El Señor tiene propósitos específicos para cada uno de nosotros. Pero también tiene objetivos que se aplican a todos los creyentes, tales como una búsqueda incesante, de por vida, de la humildad.
La humildad es más que una visión sana de nosotros mismos; es una actitud que reconoce nuestra dependencia del Señor. Filipenses 2.3 dice: “Nada hagáis por contienda o por vanagloria; antes bien con humildad, estimando cada uno a los demás como superiores a él mismo”. En orden de prioridades, Cristo está primero, luego los demás, y nosotros somos los últimos.

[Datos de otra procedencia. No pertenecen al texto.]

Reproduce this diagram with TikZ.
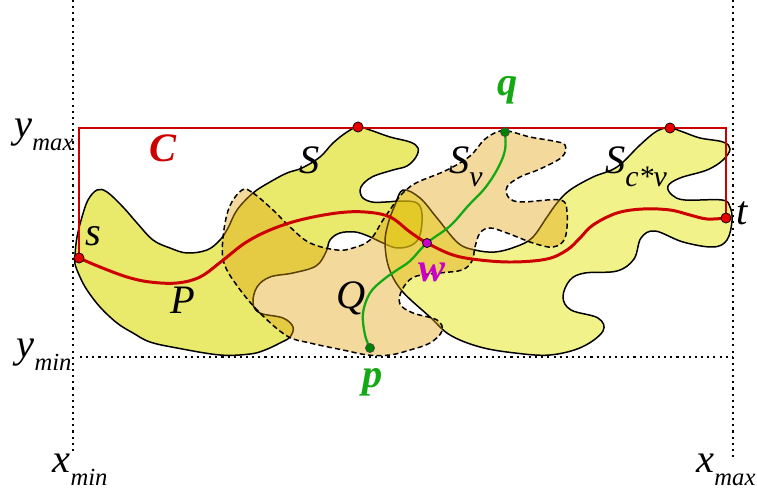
\documentclass[tikz,border=0pt]{standalone}
\usepackage{fontspec}
\setmainfont{Liberation Serif}
\usetikzlibrary{positioning}

\definecolor{blobS}{RGB}{233,233,107}
\definecolor{blobT}{RGB}{227,231,21}
\definecolor{blobQ}{RGB}{225,160,7}
\definecolor{pathred}{RGB}{204,0,0}
\definecolor{pathgreen}{RGB}{20,168,20}
\definecolor{wmag}{RGB}{200,0,200}

% label with lowered index
\newcommand{\lblidx}[2]{#1\raisebox{-0.32em}{\fontsize{14}{14}\selectfont #2}}

\begin{document}
\begin{tikzpicture}[x=0.02cm, y=-0.02cm,
  lbl/.style={font=\fontsize{23}{26}\selectfont\itshape, inner sep=0pt},
  bold lbl/.style={lbl, font=\fontsize{23}{26}\selectfont\bfseries\itshape},
  outline/.style={draw=black, line width=0.85pt},
  dotline/.style={line width=1.2pt, dash pattern=on 1.2pt off 2.3pt},
  reddot/.style={circle, draw=black, line width=0.4pt, fill=red!90!black,
    inner sep=0pt, minimum size=5.8pt},
  greendot/.style={circle, draw=black!70, line width=0.4pt, fill=green!50!black,
    inner sep=0pt, minimum size=5.2pt},
  magdot/.style={circle, draw=black, line width=0.4pt, fill=wmag,
    inner sep=0pt, minimum size=5.2pt}]
  \useasboundingbox (0,0) rectangle (757,496);

  % frame lines
  \coordinate (xl0) at (73,0);    \coordinate (xl1) at (73,452);
  \coordinate (xr0) at (733,0);   \coordinate (xr1) at (733,458);
  \coordinate (yl0) at (80,357);  \coordinate (yl1) at (733,357);
  \draw[dotline] (xl0) -- (xl1);
  \draw[dotline] (xr0) -- (xr1);
  \draw[dotline] (yl0) -- (yl1);

  % component S
  \filldraw[outline, fill=blobS] plot[smooth cycle, tension=0.6] coordinates {
    (75,255) (77,237) (82,217) (88,200) (97,190) (107,192) (123,207)
    (137,223) (153,240) (170,248) (187,253) (207,250) (220,240) (228,228)
    (237,210) (253,193) (270,182) (287,173) (302,168) (320,157) (333,143)
    (347,132) (358,127) (370,130) (390,137) (410,142) (418,148) (416,157)
    (407,166) (393,170) (372,177) (361,187) (362,197) (372,202) (386,202)
    (402,201) (417,203) (422,214) (420,235) (412,245) (397,248) (383,243)
    (368,236) (355,232) (340,233) (330,240) (326,252) (316,266) (293,273)
    (270,277) (257,287) (253,303) (260,313) (283,318) (293,327) (290,337)
    (280,343) (265,350) (250,354) (220,355) (177,348) (150,342) (133,333)
    (117,323) (100,307) (87,290) (80,277) (75,264)};

  % component S_{c*v}
  \filldraw[outline, fill=blobT, fill opacity=0.5] plot[smooth cycle, tension=0.6] coordinates {
    (403,190) (420,198) (437,218) (458,243) (475,250) (495,252) (515,247)
    (532,238) (547,217) (557,203) (570,190) (593,177) (617,167) (640,145)
    (657,131) (670,128) (683,132) (700,138) (723,142) (730,149) (723,160)
    (707,170) (680,178) (668,186) (672,195) (685,200) (722,200) (730,207)
    (732,221) (727,240) (713,247) (683,242) (655,231) (641,238) (634,259)
    (617,271) (585,273) (570,280) (563,297) (571,310) (598,318) (603,331)
    (582,347) (550,355) (515,353) (480,347) (450,335) (430,317) (402,291)
    (389,268) (385,243) (388,224) (395,205)};

  % component Q and S_v
  \filldraw[outline, dashed, dash pattern=on 3pt off 1.8pt, fill=blobQ, fill opacity=0.4]
    plot[smooth cycle, tension=0.6] coordinates {
    (242,190) (253,193) (273,210) (290,227) (310,243) (337,250) (353,248)
    (370,240) (383,220) (397,200) (406,190) (418,182) (447,170) (470,156)
    (484,140) (497,132) (508,131) (530,137) (553,141) (565,145) (562,157)
    (540,169) (520,177) (507,187) (509,198) (522,202) (560,200) (567,212)
    (565,238) (553,247) (533,243) (507,233) (490,228) (480,233) (475,247)
    (472,261) (462,270) (440,273) (414,277) (402,290) (400,304) (413,313)
    (437,320) (442,331) (430,343) (410,350) (390,355) (368,355) (343,350)
    (310,343) (287,336) (260,313) (238,287) (224,263) (223,238) (229,208)};

  % points
  \coordinate (s) at (79,258);
  \coordinate (t) at (726,218);
  \coordinate (w) at (427,243);
  \coordinate (p) at (370,348);
  \coordinate (q) at (505,132);
  \coordinate (ctl) at (79,128);
  \coordinate (ctr) at (726,128);

  % cycle C
  \draw[pathred, line width=1.6pt, line join=miter] (s) -- (ctl) -- (ctr) -- (t);

  % path P
  \draw[pathred, line width=1.7pt] plot[smooth, tension=0.6] coordinates {
    (s) (100,267) (127,277) (150,282) (177,283) (200,277) (222,261)
    (245,243) (270,230) (300,220) (337,213) (365,212) (390,217)
    (410,232) (w) (453,255) (480,260) (513,262) (547,259) (567,250)
    (580,238) (593,225) (617,213) (643,209) (670,210) (690,215)
    (707,219) (t)};

  % path from p to q
  \draw[pathgreen, line width=1.3pt] plot[smooth, tension=0.6] coordinates {
    (p) (365,335) (363,313) (370,293) (383,280) (397,270) (410,261)
    (w) (450,226) (468,206) (485,188) (498,168) (505,150) (q)};

  \node[reddot] (sdot) at (s) {};
  \node[reddot] (tdot) at (t) {};
  \node[reddot] (c1dot) at (358,127) {};
  \node[reddot] (c2dot) at (670,128) {};
  \node[greendot] (pdot) at (p) {};
  \node[greendot] (qdot) at (q) {};
  \node[magdot] (wdot) at (w) {};

  % labels
  \node[lbl] (ymaxlbl) at (44,135) {\lblidx{y}{max}};
  \node[lbl] (yminlbl) at (44,355) {\lblidx{y}{min}};
  \node[lbl] (xminlbl) at (80,470) {\lblidx{x}{min}};
  \node[lbl] (xmaxlbl) at (726,470) {\lblidx{x}{max}};
  \node[bold lbl, text=pathred] (clbl) at (163,148) {C};
  \node[lbl] (Slbl) at (310,160) {S};
  \node[lbl] (Svlbl) at (466,167) {\lblidx{S}{\fontsize{17}{17}\selectfont v}};
  \node[lbl] (Sclbl) at (636,167) {\lblidx{S}{\fontsize{17}{17}\selectfont c*v}};
  \node[lbl] (slbl) at (93,236) {s};
  \node[lbl] (tlbl) at (742,213) {t};
  \node[lbl] (Plbl) at (183,300) {P};
  \node[lbl] (Qlbl) at (351,298) {Q};
  \node[bold lbl, text=wmag] (wlbl) at (432,272) {w};
  \node[bold lbl, text=pathgreen] (qlbl) at (508,90) {q};
  \node[bold lbl, text=pathgreen] (plbl) at (373,382) {p};
\end{tikzpicture}
\end{document}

Como creyentes, hablamos con convicción sobre amar a los demás, perdonar incondicionalmente y ser bondadosos. Pero la raíz de estas acciones es la humildad. Para poder amar y perdonar, debemos estar dispuestos a reconocer el valor de cada persona a los ojos de Dios y la magnitud de su compasión, amor y perdón. Como dice Efesios 4.32: “Sed benignos unos con otros, misericordiosos, perdonándoos unos a otros, como Dios también os perdonó a vosotros en Cristo”.
Si solo pensamos en cómo nos sentimos o lo que nos conviene, no demostraremos el amor de Cristo. Pero cuando la humildad es nuestra meta, entonces el amor, el perdón y la amabilidad crecerán a partir de ella.